Problem statement: Pick out the lines below with "matplotlib" and list them.

__________

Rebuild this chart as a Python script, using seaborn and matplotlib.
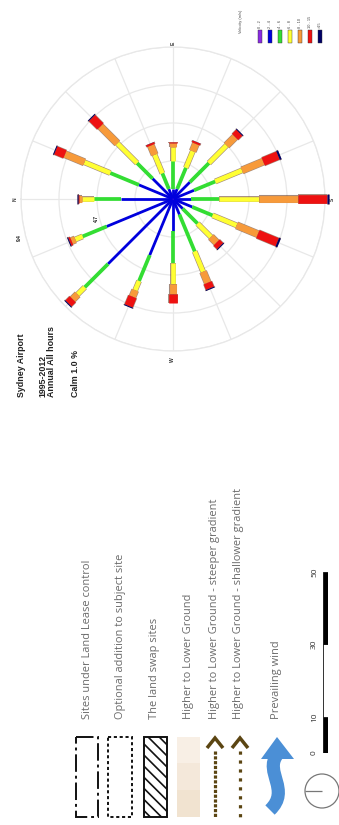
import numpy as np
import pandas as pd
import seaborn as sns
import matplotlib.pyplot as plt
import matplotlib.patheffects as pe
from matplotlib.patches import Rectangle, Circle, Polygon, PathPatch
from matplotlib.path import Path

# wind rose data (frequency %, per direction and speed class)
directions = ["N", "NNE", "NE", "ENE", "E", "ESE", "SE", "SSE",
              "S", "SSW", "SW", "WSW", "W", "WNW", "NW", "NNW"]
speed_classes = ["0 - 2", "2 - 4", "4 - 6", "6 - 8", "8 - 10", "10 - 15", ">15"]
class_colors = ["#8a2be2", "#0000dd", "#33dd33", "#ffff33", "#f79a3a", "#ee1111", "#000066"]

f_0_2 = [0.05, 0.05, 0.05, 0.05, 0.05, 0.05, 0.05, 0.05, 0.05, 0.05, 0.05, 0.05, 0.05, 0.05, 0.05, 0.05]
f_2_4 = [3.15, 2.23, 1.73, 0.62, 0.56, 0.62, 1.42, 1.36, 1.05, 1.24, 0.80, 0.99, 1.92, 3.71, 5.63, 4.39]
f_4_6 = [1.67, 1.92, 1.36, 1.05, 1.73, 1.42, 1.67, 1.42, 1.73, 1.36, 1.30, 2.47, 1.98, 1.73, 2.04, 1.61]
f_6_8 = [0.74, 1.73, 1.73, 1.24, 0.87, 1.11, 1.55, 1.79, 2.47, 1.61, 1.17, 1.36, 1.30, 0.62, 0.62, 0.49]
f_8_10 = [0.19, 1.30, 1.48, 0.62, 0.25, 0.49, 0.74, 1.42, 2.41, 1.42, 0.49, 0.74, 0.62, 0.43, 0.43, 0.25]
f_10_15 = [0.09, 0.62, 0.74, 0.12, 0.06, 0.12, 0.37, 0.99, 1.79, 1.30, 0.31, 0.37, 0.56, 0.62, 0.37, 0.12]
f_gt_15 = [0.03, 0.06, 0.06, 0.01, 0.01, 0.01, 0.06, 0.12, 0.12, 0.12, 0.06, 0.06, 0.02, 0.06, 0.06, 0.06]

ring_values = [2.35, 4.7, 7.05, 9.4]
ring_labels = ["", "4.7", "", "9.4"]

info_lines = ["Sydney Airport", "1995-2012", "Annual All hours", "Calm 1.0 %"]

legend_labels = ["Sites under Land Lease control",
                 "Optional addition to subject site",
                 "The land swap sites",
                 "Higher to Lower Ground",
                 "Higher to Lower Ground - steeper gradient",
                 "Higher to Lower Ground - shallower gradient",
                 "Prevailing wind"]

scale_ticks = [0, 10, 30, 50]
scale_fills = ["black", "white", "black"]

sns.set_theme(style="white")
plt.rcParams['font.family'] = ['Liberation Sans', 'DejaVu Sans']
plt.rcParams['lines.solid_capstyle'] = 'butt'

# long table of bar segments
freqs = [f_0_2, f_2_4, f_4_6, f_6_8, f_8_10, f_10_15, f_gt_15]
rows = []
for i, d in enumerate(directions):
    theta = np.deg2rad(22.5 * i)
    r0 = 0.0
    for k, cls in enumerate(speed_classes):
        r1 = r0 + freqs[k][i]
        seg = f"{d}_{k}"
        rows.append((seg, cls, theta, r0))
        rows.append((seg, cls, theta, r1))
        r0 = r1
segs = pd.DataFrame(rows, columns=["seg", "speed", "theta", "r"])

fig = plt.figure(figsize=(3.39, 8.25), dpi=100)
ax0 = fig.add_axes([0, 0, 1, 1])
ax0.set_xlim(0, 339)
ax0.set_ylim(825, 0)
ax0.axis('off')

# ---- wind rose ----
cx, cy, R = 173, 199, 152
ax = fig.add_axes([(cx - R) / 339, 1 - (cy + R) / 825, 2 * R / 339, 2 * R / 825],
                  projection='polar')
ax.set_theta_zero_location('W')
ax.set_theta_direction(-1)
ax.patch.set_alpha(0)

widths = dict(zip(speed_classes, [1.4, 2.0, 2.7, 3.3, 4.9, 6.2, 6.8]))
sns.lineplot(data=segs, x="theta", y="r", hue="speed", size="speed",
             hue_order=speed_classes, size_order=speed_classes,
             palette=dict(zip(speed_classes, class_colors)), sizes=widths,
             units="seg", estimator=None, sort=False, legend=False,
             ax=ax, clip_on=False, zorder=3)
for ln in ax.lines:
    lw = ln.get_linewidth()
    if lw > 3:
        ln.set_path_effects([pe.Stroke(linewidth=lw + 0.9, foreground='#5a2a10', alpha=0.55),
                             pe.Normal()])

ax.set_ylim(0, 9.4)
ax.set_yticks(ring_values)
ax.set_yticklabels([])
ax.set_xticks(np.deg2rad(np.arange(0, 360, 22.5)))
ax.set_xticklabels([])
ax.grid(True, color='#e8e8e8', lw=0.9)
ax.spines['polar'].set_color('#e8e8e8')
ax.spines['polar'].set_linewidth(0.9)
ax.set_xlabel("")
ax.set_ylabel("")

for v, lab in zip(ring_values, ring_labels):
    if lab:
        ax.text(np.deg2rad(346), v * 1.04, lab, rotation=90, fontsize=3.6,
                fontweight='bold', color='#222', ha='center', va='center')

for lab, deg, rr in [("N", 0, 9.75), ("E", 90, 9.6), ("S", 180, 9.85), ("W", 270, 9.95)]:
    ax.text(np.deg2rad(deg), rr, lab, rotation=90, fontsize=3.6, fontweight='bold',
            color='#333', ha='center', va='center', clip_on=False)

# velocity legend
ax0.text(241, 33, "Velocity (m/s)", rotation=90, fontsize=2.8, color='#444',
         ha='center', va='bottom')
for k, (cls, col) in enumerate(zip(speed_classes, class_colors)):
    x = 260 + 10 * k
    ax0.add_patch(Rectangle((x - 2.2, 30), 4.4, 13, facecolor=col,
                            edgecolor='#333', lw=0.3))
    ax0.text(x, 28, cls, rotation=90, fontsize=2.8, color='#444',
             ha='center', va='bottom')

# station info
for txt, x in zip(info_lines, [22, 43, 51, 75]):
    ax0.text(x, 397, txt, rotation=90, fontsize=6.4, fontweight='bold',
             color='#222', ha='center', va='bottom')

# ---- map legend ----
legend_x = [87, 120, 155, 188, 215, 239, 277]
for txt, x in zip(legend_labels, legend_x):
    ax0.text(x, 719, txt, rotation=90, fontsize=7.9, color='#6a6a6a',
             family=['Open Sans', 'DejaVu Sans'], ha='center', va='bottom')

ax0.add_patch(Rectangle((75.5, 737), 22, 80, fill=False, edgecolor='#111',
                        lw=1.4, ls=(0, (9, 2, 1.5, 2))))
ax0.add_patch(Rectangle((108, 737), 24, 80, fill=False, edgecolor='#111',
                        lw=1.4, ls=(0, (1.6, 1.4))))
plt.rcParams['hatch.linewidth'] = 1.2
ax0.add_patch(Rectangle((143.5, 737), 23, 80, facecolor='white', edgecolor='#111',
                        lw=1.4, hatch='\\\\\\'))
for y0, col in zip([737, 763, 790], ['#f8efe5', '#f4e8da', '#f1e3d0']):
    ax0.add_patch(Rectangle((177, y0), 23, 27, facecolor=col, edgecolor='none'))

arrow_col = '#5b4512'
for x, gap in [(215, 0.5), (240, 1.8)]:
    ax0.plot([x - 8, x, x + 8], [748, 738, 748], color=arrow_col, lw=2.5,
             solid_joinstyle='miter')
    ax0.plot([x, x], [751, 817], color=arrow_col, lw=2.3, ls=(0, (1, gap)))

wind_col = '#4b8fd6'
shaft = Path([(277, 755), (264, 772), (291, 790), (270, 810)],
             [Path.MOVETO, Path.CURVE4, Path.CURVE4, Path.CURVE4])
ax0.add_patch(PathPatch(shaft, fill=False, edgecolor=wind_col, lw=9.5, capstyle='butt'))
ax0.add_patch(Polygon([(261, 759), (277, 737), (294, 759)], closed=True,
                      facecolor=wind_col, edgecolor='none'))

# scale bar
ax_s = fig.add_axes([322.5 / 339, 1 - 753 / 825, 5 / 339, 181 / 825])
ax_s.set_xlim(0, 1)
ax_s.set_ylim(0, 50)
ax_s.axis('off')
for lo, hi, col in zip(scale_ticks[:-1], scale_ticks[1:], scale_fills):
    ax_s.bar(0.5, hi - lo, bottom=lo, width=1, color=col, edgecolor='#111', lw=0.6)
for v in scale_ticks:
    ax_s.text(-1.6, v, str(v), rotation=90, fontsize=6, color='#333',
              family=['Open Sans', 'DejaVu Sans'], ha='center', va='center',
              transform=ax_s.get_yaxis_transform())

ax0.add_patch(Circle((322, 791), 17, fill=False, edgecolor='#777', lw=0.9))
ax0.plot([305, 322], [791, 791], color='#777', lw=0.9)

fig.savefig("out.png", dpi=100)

__________

Output for this task:
Rebuild this chart as a Python script, using seaborn and matplotlib.
import matplotlib.pyplot as plt
import matplotlib.patheffects as pe
from matplotlib.patches import Rectangle, Circle, Polygon, PathPatch
from matplotlib.path import Path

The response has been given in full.